News Article

Growing Distributed Generation Infrastructure

By Karin Dilge | Wed, 09/07/2022 - 15:49

Distributed Generation (DG) has seen unprecedented growth in the past years. As Mexico’s energy policy stalled renewable utility-scale developments, the private sector has turned to DG as the alternative to move forward with its decarbonization agenda. Mexico’s state-owned electric utility, CFE, is planning to adapt to this trend to achieve Mexico’s climate goals for 2024.

Jorge Musalem, Strategic Projects Manager, CFE, explained that DG is the generation of electric energy near the place where it will be consumed, often with the goal to be self-sufficient, incorporating available technology and using the backup of the grid to send off excess electricity or supplement the required power.

According to Musalem, the market has been disrupted during the past four years, driven by four factors: cost, innovation, technology adoption and convergence. In 2009, the cheapest power energy was thermal energy, but today, photovoltaic solar energy has the cheapest leveled cost of energy in the world. 

Moreover, solar energy adoption at an international level has developed at an accelerated pace, with the technology growing 155 times in capacity in 16 years. Solar power technology is innovative: “It allows the user to gain independence from CFE’s grid,” said Musalem. The disruption of this technology will only grow stronger because of the economic convenience for the final user that solar panels provided. From 2020 to 2022, Mexico’s DG installed capacity doubled. Moreover, 99 percent of DG comes from photovoltaic panels on roofs, as other alternatives such as cogeneration are nowhere near as popular because they are more limited in their application.
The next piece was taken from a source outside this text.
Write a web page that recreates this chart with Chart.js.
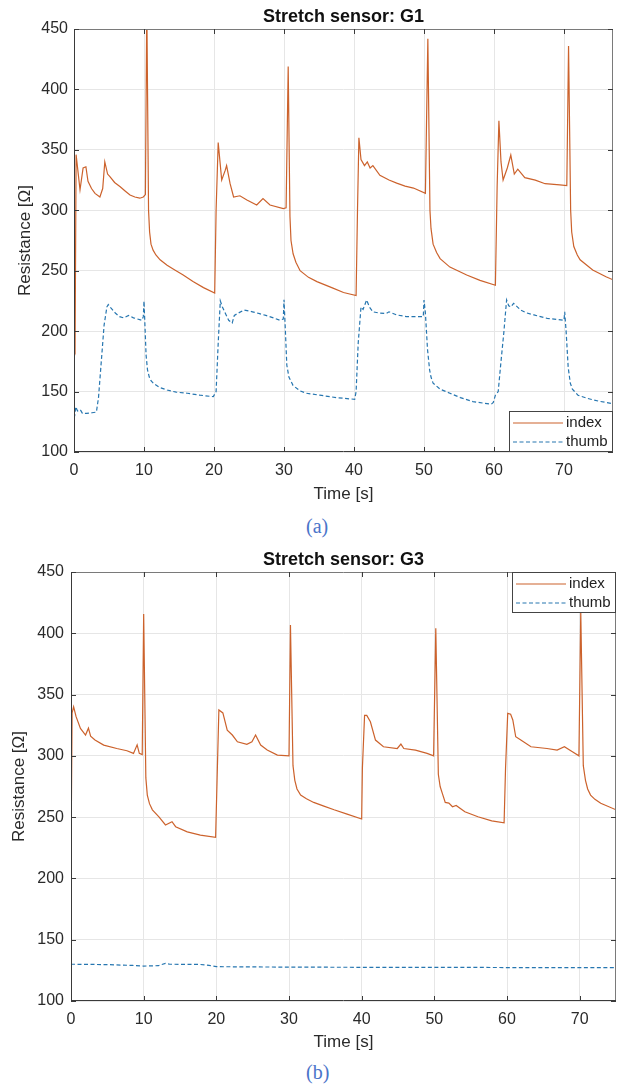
<!DOCTYPE html>
<html>
<head>
<meta charset="utf-8">
<script src="https://cdn.jsdelivr.net/npm/chart.js@4.4.1/dist/chart.umd.min.js"></script>
<style>
  body { margin: 0; background: #fff; }
  #page { position: relative; width: 619px; height: 1085px; overflow: hidden; background: #fff; }
  canvas { position: absolute; left: 0; }
  #g1 { top: 0; }
  #g3 { top: 540px; }
  .cap { position: absolute; left: 306px; font: 20px "Liberation Serif", "Times New Roman", serif; color: #4a74c9; line-height: 24px; }
</style>
</head>
<body>
<div id="page">
  <canvas id="g1" width="619" height="510"></canvas>
  <div class="cap" style="top:514px">(a)</div>
  <canvas id="g3" width="619" height="520"></canvas>
  <div class="cap" style="top:1060px">(b)</div>
</div>
<script>
// G1 glove sensor: index and thumb resistance over time
const g1Time = [0, 0.15, 0.3, 0.86, 1.3, 1.7, 2.0, 2.5, 3.0, 3.7, 4.1, 4.4, 4.8, 5.1, 5.8, 6.6, 7.3, 8.0, 8.7, 9.4, 9.9, 10.2, 10.4, 10.65, 10.8, 11.0, 11.3, 11.7, 12.3, 13.3, 14.4, 15.6, 17.0, 18.5, 20.1,
  20.3, 20.6, 21.1, 21.6, 21.8, 22.3, 22.8, 23.7, 24.7, 26.1, 27.0, 28.0, 29.9, 30.3, 30.6, 30.85, 31.0, 31.3, 31.7, 32.3, 33.5, 34.7, 37.0, 38.5, 40.3,
  40.5, 40.7, 41.0, 41.5, 41.9, 42.3, 42.7, 43.7, 45.0, 46.1, 47.3, 48.5, 50.2, 50.55, 50.85, 51.0, 51.3, 51.8, 52.3, 53.7, 56.1, 58.0, 60.2,
  60.45, 60.7, 61.0, 61.3, 61.9, 62.4, 62.9, 63.4, 64.4, 65.9, 67.3, 69.4, 70.4, 70.65, 70.95, 71.1, 71.4, 71.9, 72.3, 74.1, 76.0, 77.0];
const g1Index = [186, 183, 346, 317, 335, 336, 324, 318, 314, 311, 318, 340, 330, 328, 323, 319.5, 316, 312.6, 311, 310, 311, 313, 470, 300, 282, 272, 267, 263, 259, 254.5, 250.6, 246.5, 241, 236, 231.5,
  300, 356, 325, 333, 337, 322, 311, 312, 308.5, 304.4, 309.7, 304.4, 301.4, 302, 419, 295, 275, 264, 257, 250, 244.5, 241, 235.6, 232, 229.5,
  300, 360, 342, 337, 340, 335, 337, 329, 325, 322.5, 320, 318.4, 314, 442, 300, 285, 272, 265, 260, 253, 246.4, 242, 238,
  320, 374, 340, 325, 335, 345.7, 330, 334, 327, 325, 322, 321, 320.5, 436, 300, 282, 270, 263, 259, 250.6, 245, 242.5];
const g1ThumbTime = [0, 0.1, 0.25, 0.5, 0.9, 1.2, 1.8, 2.6, 3.2, 3.5, 3.9, 4.3, 4.7, 4.9, 5.3, 5.9, 6.5, 7.1, 7.8, 8.5, 9.7, 9.9, 10.0, 10.1, 10.3, 10.5, 10.75, 11.0, 11.4, 12.2, 13.3, 14.6, 16.2, 18.0, 19.9,
  20.3, 20.6, 20.9, 21.2, 21.6, 22.1, 22.6, 22.9, 23.5, 24.3, 25.5, 26.5, 27.4, 28.5, 29.4, 29.9, 30.0, 30.2, 30.4, 30.7, 31.3, 32.3, 33.2, 35.1, 37.5, 40.1,
  40.3, 40.6, 41.0, 41.3, 41.8, 42.2, 42.7, 43.6, 44.6, 45.0, 46.1, 47.5, 49.4, 49.9, 50.0, 50.2, 50.5, 50.8, 51.0, 51.3, 52.3, 53.7, 55.2, 57.0, 59.6,
  59.9, 60.2, 60.6, 61.0, 61.4, 61.8, 62.1, 62.4, 62.8, 63.8, 64.7, 65.7, 67.6, 70.0, 70.1, 70.3, 70.6, 70.9, 71.2, 72.0, 73.3, 75.0, 77.0];
const g1Thumb = [128, 130, 137.5, 134, 135, 132, 132, 132.5, 133, 145, 175, 205, 220, 222, 219, 215, 212, 211, 213, 211, 209, 212, 225, 210, 180, 168, 162, 159, 156.5, 153.5, 151.3, 149.5, 148.6, 147, 145.8,
  150, 190, 225, 220, 215, 209, 206.7, 213, 215, 217.5, 216, 214.5, 213, 211, 209, 210, 226, 200, 172, 162, 155, 150.5, 148.6, 147, 145, 143.6,
  150, 190, 220, 218, 225.8, 220, 216, 215, 214.6, 216, 213.4, 212, 212, 212, 225.8, 215, 185, 168, 162, 157, 152, 148.6, 145, 141.7, 139.5,
  141, 147, 150, 175, 198.6, 225.8, 221, 220, 223, 217.5, 215, 213.4, 210.6, 209, 216, 200, 170, 157, 152, 147, 144.4, 142, 140];

// G3 glove sensor
const g3Time = [0, 0.15, 0.36, 0.7, 1.3, 2.0, 2.4, 2.7, 3.3, 4.5, 6.3, 7.7, 8.6, 9.1, 9.4, 9.8, 10.0, 10.3, 10.5, 10.8, 11.2, 12.1, 13.0, 13.9, 14.4, 16.0, 17.8, 19.9,
  20.1, 20.35, 20.9, 21.5, 22.2, 22.9, 24.2, 24.9, 25.4, 26.1, 27.0, 28.4, 30.0, 30.2, 30.55, 30.8, 31.1, 31.6, 32.4, 33.4, 34.8, 36.2, 38.0, 40.0,
  40.1, 40.4, 40.7, 41.2, 41.9, 43.0, 44.9, 45.4, 45.8, 47.4, 49.0, 49.9, 50.2, 50.55, 50.8, 51.1, 51.5, 52.0, 52.5, 53.0, 54.2, 56.0, 57.9, 59.6,
  59.8, 60.1, 60.5, 60.8, 61.2, 61.9, 63.3, 65.5, 66.9, 67.9, 69.0, 69.9, 70.15, 70.5, 70.8, 71.1, 71.5, 72.1, 72.9, 75.0];
const g3Index = [215, 335, 340, 332, 322.4, 317, 322.6, 316, 313, 308.8, 306, 304.2, 302, 309, 302, 301, 415.7, 282, 268, 261, 256, 250.3, 243.6, 246.3, 242.2, 238, 235.4, 233.5,
  280, 337.4, 335, 321, 317, 311.5, 309.4, 311.5, 317, 308.8, 304.7, 300.6, 300, 406.7, 292, 280, 273, 268, 265, 262, 259, 256, 252.5, 248.5,
  290, 333, 333, 327.8, 312.9, 307.4, 306, 309.6, 306, 304.7, 302, 300, 404, 285, 275, 269.4, 262, 261.5, 258.5, 259.5, 254.4, 250.3, 247, 245.4,
  290, 334.7, 334, 329.3, 315.6, 313, 307.4, 306, 304.7, 307.4, 303.4, 300, 418, 292, 280, 273, 268, 264.5, 261.3, 256];
const g3ThumbTime = [0, 5, 8.5, 10, 12, 13, 13.6, 17.8, 19, 20, 25, 31.6, 40, 50, 60, 75];
const g3Thumb = [130, 129.7, 129, 128.5, 128.8, 130.7, 130, 129.8, 129, 128, 127.8, 127.6, 127.5, 127.5, 127.3, 127.3];

const indexColor = 'rgb(204, 98, 44)';
const thumbColor = 'rgb(38, 118, 176)';
const sans = '"Liberation Sans", Arial, Helvetica, sans-serif';

const pts = (xs, ys) => xs.map((x, i) => ({ x, y: ys[i] }));

// MATLAB-style box: frame on all four sides with inward tick marks
const framePlugin = {
  id: 'frame',
  afterDatasetsDraw(chart) {
    const { ctx, chartArea: a, scales: { x, y } } = chart;
    ctx.save();
    ctx.lineWidth = 1;
    ctx.strokeStyle = '#7a7a7a';
    ctx.beginPath();
    ctx.moveTo(a.left, a.top + 0.5); ctx.lineTo(a.right, a.top + 0.5);
    ctx.moveTo(a.right - 0.5, a.top); ctx.lineTo(a.right - 0.5, a.bottom);
    ctx.stroke();
    ctx.strokeStyle = '#3a3a3a';
    ctx.beginPath();
    ctx.moveTo(a.left + 0.5, a.top); ctx.lineTo(a.left + 0.5, a.bottom);
    ctx.moveTo(a.left, a.bottom - 0.5); ctx.lineTo(a.right, a.bottom - 0.5);
    x.ticks.forEach(t => {
      const px = Math.round(x.getPixelForValue(t.value)) + 0.5;
      ctx.moveTo(px, a.bottom); ctx.lineTo(px, a.bottom - 5);
      ctx.moveTo(px, a.top); ctx.lineTo(px, a.top + 5);
    });
    y.ticks.forEach(t => {
      const py = Math.round(y.getPixelForValue(t.value)) + 0.5;
      ctx.moveTo(a.left, py); ctx.lineTo(a.left + 5, py);
      ctx.moveTo(a.right, py); ctx.lineTo(a.right - 5, py);
    });
    ctx.stroke();
    ctx.restore();
  },
  afterDraw(chart, args, opts) {
    const { ctx, chartArea: a } = chart;
    ctx.save();
    // title centred over the plot area
    ctx.font = 'bold 18px ' + sans;
    ctx.fillStyle = '#111';
    ctx.textAlign = 'center';
    ctx.textBaseline = 'middle';
    ctx.fillText(opts.title, (a.left + a.right) / 2, opts.titleY);

    // legend box in a corner of the plot
    const w = 104, h = 41;
    const bx = a.right - w;
    const by = opts.corner === 'top' ? a.top : a.bottom - h;
    ctx.fillStyle = '#fff';
    ctx.fillRect(bx, by, w, h);
    ctx.strokeStyle = '#444';
    ctx.lineWidth = 1;
    ctx.strokeRect(bx + 0.5, by + 0.5, w - 1, h - 1);
    ctx.font = '15px ' + sans;
    ctx.textAlign = 'left';
    chart.data.datasets.forEach((ds, i) => {
      const ry = by + 12 + i * 19;
      ctx.strokeStyle = ds.borderColor;
      ctx.lineWidth = 1.2;
      ctx.setLineDash(ds.borderDash || []);
      ctx.beginPath();
      ctx.moveTo(bx + 4, ry); ctx.lineTo(bx + 54, ry);
      ctx.stroke();
      ctx.setLineDash([]);
      ctx.fillStyle = '#222';
      ctx.fillText(ds.label, bx + 57, ry);
    });
    ctx.restore();
  }
};

function makeChart(id, s) {
  return new Chart(document.getElementById(id), {
    type: 'line',
    data: {
      datasets: [
        { label: 'index', data: pts(s.time, s.index), borderColor: indexColor, borderWidth: 1.2, pointRadius: 0, tension: 0 },
        { label: 'thumb', data: pts(s.thumbTime, s.thumb), borderColor: thumbColor, borderWidth: 1.2, borderDash: [4, 2.5], pointRadius: 0, tension: 0 }
      ]
    },
    options: {
      responsive: false,
      animation: false,
      events: [],
      layout: { padding: { top: s.top, right: s.right } },
      plugins: {
        legend: { display: false },
        tooltip: { enabled: false },
        frame: { title: s.title, titleY: s.titleY, corner: s.corner }
      },
      scales: {
        x: {
          type: 'linear', min: 0, max: s.xMax,
          ticks: { stepSize: 10, includeBounds: false, padding: 9, color: '#2a2a2a', font: { family: sans, size: 16 } },
          grid: { color: '#e6e6e6', drawTicks: false },
          border: { display: false },
          title: { display: true, text: 'Time [s]', color: '#2a2a2a', font: { family: sans, size: 17 }, padding: { top: 0, bottom: s.xTitlePad } },
          afterFit: sc => { sc.height = s.xHeight; }
        },
        y: {
          min: 100, max: 450,
          ticks: { stepSize: 50, padding: s.yTickPad, color: '#2a2a2a', font: { family: sans, size: 16 } },
          grid: { color: '#e6e6e6', drawTicks: false },
          border: { display: false },
          title: { display: true, text: 'Resistance [Ω]', color: '#2a2a2a', font: { family: sans, size: 17 }, padding: { top: s.yTitlePad, bottom: 0 } },
          afterFit: sc => { sc.width = s.yWidth; }
        }
      }
    },
    plugins: [framePlugin]
  });
}

makeChart('g1', {
  time: g1Time, index: g1Index, thumbTime: g1ThumbTime, thumb: g1Thumb,
  title: 'Stretch sensor: G1', titleY: 17.5, corner: 'bottom',
  xMax: 77, top: 29, right: 6, xHeight: 58, yWidth: 74,
  xTitlePad: 5, yTitlePad: 15, yTickPad: 6
});

makeChart('g3', {
  time: g3Time, index: g3Index, thumbTime: g3ThumbTime, thumb: g3Thumb,
  title: 'Stretch sensor: G3', titleY: 20, corner: 'top',
  xMax: 75, top: 32, right: 3, xHeight: 59, yWidth: 71,
  xTitlePad: 7, yTitlePad: 9.5, yTickPad: 7
});
</script>
</body>
</html>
This accelerated adoption happens due to network parity, explained Musalem. This means that the cost of solar energy on the roof of a house is the same or less than the electricity of the grid. The investment in a solar system can be recovered in between two to seven years, whereas the system has a useful life of 25 years. 

In the near future, CFE foresees a model of DG in which local electricity charges are combined with other sources of power generation to provide support and backup to the system. 

The impacts that DG has on the system, such as lower transmission and distribution costs, a lesser need for expensive transmission infrastructure investment and a reduction in technical losses from localized power production in distribution circuits provide further added value.

What is more, climate change is increasing the risk of weather-based disasters, a problem that will eventually impact electric infrastructure. In the change toward a cleaner industry, Mexico needs to find a balance between where investments are made and which technologies grow in size, as varying business models need to be orderly and incorporated into the electricity system. “There is an urgent need to modify the business model of electricity companies,” stated Musalem.

CFE is the second-biggest company in Mexico and will also have to adapt to growing trends to remain relevant, added Musalem. Mexico has a privileged position when it comes to solar radiation. By the end of 2021, it had generated 328.6TWh, with 3 of every 5 lightbulbs being powered through natural gas. Nevertheless, renewable energy is growing in prominence, as 29 percent of electricity is generated through renewable resources, with hydroelectric power leading the pack. Mexico aims to increase this number to 35 percent by 2024, but an investment of around US$10 billion will be needed for this to happen, added Musalem. 

“Renewable energy will not be able to cover demand when it is at its highest peak because of the low reliability of wind and solar power,” added Musalem. Nevertheless, battery energy storage can remedy this issue by storing electricity when it is produced and discharging it when it is needed. “The electricity system will have to change and develop the necessary transmission and distribution infrastructure to enable energy storage and keep increasing the percentage of energy produced from renewable resources,” concluded Musalem.